**TASK STATEMENT**. Records follow. Copy every line with "this".

**MATERIAL SUPPLIED**.

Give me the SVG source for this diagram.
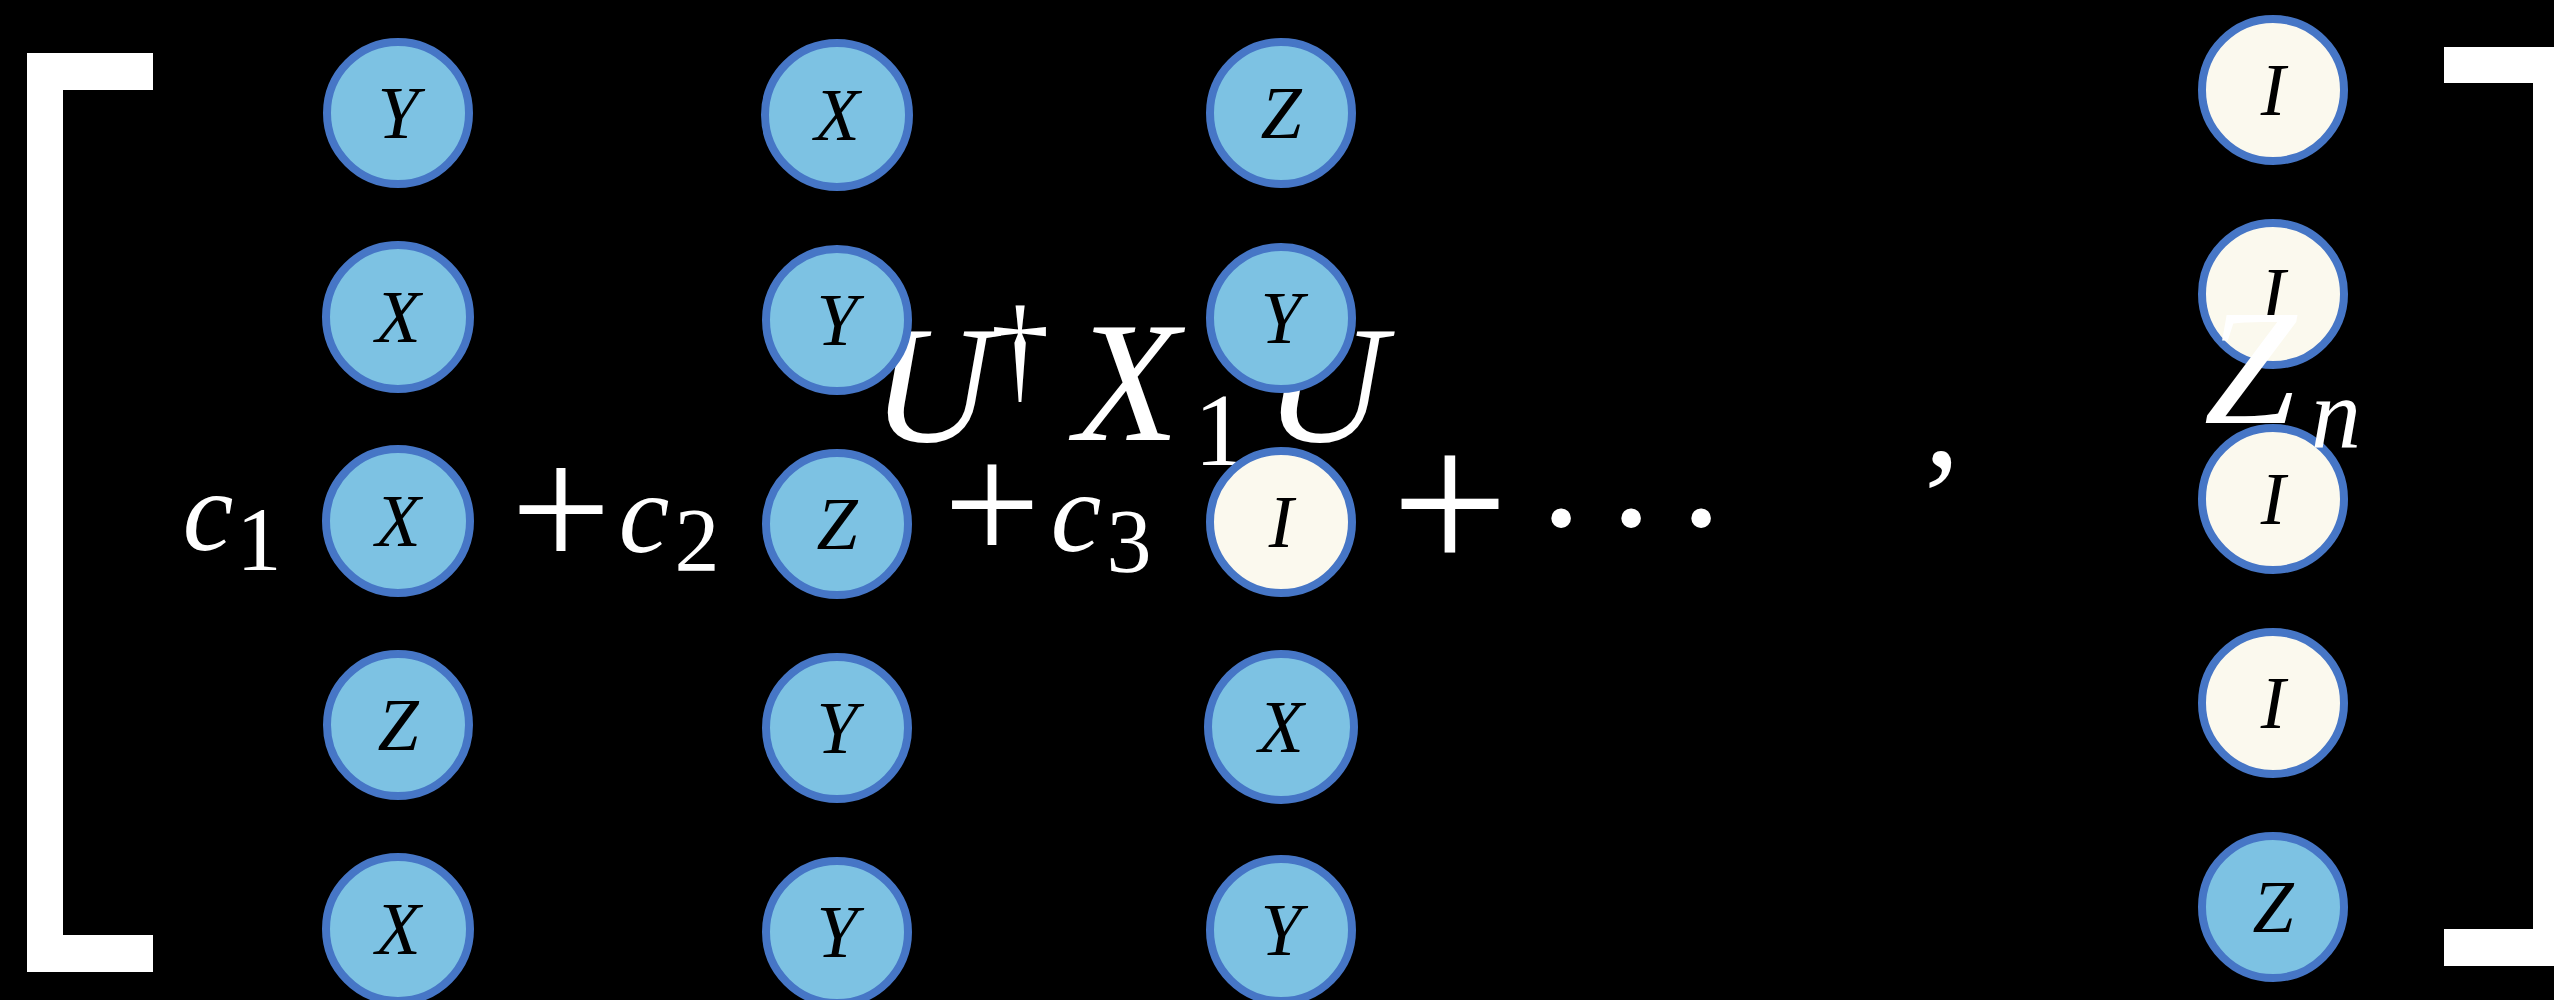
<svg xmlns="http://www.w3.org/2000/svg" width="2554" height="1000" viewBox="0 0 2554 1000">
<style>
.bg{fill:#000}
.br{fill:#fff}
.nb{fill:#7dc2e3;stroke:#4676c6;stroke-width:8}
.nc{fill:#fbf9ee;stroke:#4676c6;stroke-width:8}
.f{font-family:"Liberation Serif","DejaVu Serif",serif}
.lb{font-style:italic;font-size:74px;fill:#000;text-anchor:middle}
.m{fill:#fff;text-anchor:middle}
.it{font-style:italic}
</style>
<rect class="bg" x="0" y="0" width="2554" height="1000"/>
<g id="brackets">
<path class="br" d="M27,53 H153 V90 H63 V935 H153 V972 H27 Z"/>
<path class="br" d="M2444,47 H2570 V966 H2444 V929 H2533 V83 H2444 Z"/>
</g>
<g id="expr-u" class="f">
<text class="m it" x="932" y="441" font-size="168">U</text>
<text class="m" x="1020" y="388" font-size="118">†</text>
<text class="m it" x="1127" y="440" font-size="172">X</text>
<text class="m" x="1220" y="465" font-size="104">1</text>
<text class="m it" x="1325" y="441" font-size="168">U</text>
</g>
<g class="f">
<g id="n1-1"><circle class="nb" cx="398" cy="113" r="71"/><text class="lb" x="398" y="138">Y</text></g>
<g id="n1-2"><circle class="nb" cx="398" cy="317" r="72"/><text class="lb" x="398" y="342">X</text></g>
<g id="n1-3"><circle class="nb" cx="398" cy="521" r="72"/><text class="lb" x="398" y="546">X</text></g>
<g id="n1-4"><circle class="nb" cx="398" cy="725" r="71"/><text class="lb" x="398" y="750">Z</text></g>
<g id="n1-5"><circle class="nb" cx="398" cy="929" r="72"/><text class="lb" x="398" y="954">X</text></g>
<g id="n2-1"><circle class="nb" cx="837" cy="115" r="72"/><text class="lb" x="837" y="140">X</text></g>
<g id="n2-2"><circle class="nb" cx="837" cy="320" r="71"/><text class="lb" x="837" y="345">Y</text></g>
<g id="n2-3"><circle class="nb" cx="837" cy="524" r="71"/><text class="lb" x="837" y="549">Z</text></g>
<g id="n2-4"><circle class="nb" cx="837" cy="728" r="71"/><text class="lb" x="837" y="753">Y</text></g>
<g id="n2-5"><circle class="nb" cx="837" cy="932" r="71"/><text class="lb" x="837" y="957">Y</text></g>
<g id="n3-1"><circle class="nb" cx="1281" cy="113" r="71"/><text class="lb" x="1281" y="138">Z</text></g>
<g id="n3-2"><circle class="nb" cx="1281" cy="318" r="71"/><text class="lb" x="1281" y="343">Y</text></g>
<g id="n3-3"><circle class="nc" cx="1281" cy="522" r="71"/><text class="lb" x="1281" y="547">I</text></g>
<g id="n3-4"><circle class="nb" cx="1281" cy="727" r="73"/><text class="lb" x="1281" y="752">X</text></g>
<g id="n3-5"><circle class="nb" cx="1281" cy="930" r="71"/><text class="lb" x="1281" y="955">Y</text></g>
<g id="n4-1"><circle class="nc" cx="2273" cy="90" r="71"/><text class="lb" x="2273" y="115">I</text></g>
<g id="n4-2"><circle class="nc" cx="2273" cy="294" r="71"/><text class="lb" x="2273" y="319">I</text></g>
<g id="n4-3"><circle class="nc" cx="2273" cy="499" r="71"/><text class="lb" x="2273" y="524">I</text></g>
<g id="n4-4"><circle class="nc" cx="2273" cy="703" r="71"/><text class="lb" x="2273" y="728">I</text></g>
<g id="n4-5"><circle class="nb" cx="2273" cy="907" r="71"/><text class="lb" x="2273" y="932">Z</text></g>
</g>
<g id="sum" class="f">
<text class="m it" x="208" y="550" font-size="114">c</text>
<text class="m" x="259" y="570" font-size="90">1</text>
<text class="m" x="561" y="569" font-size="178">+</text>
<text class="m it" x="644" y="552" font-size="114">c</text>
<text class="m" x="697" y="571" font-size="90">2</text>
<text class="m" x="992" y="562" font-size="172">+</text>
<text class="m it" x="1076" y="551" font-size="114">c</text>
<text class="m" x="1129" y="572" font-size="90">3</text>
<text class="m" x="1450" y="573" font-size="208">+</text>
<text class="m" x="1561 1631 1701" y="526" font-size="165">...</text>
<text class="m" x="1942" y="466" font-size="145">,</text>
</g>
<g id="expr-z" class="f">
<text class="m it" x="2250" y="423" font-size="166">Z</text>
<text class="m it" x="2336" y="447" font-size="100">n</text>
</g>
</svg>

...

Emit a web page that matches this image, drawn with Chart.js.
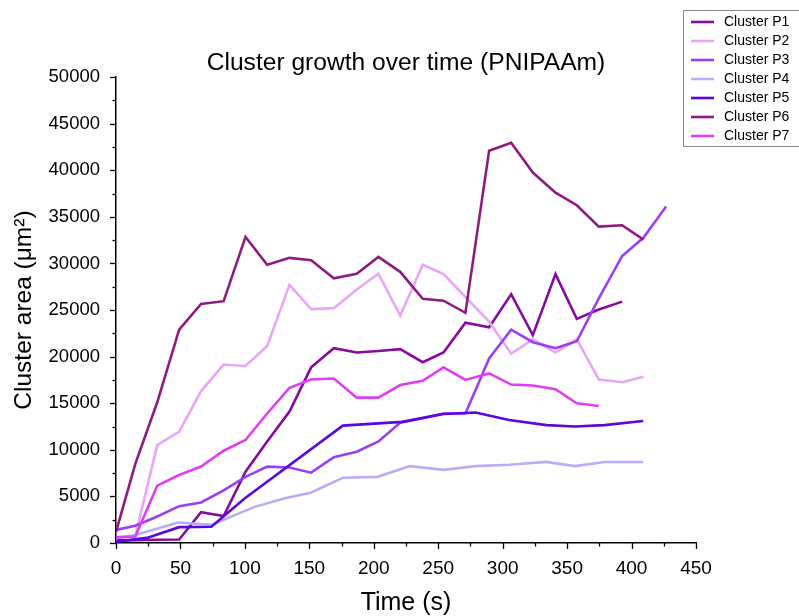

--

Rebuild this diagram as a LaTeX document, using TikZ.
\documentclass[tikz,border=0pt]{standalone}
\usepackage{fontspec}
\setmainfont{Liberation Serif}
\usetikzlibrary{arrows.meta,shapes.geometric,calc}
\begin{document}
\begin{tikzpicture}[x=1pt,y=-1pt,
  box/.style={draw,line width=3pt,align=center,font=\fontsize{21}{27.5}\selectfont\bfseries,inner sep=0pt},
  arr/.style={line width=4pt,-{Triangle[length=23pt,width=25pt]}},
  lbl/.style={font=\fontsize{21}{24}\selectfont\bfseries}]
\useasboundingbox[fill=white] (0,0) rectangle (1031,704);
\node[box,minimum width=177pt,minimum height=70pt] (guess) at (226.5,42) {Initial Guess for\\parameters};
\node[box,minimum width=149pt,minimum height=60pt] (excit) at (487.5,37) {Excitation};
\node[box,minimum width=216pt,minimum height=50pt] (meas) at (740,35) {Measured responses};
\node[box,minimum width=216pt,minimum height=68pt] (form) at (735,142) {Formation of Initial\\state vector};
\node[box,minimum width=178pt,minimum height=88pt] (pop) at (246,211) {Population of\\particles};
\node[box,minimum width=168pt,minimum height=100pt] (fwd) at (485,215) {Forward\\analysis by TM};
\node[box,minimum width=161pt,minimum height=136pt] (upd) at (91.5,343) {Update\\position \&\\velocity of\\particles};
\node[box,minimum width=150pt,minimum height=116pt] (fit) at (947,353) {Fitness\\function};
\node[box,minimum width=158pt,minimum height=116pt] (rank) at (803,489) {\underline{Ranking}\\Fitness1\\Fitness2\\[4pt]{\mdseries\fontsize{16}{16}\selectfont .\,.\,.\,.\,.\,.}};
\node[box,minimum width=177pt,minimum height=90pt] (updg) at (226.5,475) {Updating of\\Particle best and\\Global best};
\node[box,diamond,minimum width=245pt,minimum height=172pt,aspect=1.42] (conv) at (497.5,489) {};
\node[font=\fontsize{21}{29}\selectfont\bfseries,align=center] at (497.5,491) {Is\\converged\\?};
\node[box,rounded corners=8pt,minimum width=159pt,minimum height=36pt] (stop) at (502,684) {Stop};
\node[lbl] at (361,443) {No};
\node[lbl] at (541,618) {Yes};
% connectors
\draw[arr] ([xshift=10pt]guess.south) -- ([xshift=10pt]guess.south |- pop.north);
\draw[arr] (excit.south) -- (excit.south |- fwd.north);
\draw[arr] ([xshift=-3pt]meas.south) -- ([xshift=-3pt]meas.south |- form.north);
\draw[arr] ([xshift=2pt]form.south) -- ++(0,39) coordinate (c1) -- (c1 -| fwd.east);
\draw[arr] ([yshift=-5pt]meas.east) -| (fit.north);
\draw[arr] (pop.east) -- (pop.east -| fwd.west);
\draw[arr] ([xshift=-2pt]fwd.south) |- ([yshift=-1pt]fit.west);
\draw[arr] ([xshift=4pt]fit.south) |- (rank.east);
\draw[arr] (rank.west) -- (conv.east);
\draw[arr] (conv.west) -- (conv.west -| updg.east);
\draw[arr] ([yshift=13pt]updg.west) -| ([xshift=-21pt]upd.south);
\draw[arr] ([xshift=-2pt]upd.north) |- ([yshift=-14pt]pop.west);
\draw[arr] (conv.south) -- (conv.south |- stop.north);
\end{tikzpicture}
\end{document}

**FULL ANSWER**.
Give me the SVG source for this diagram.
Emit a web page that matches this image, drawn with Chart.js.
Rebuild this diagram as a LaTeX document, using TikZ.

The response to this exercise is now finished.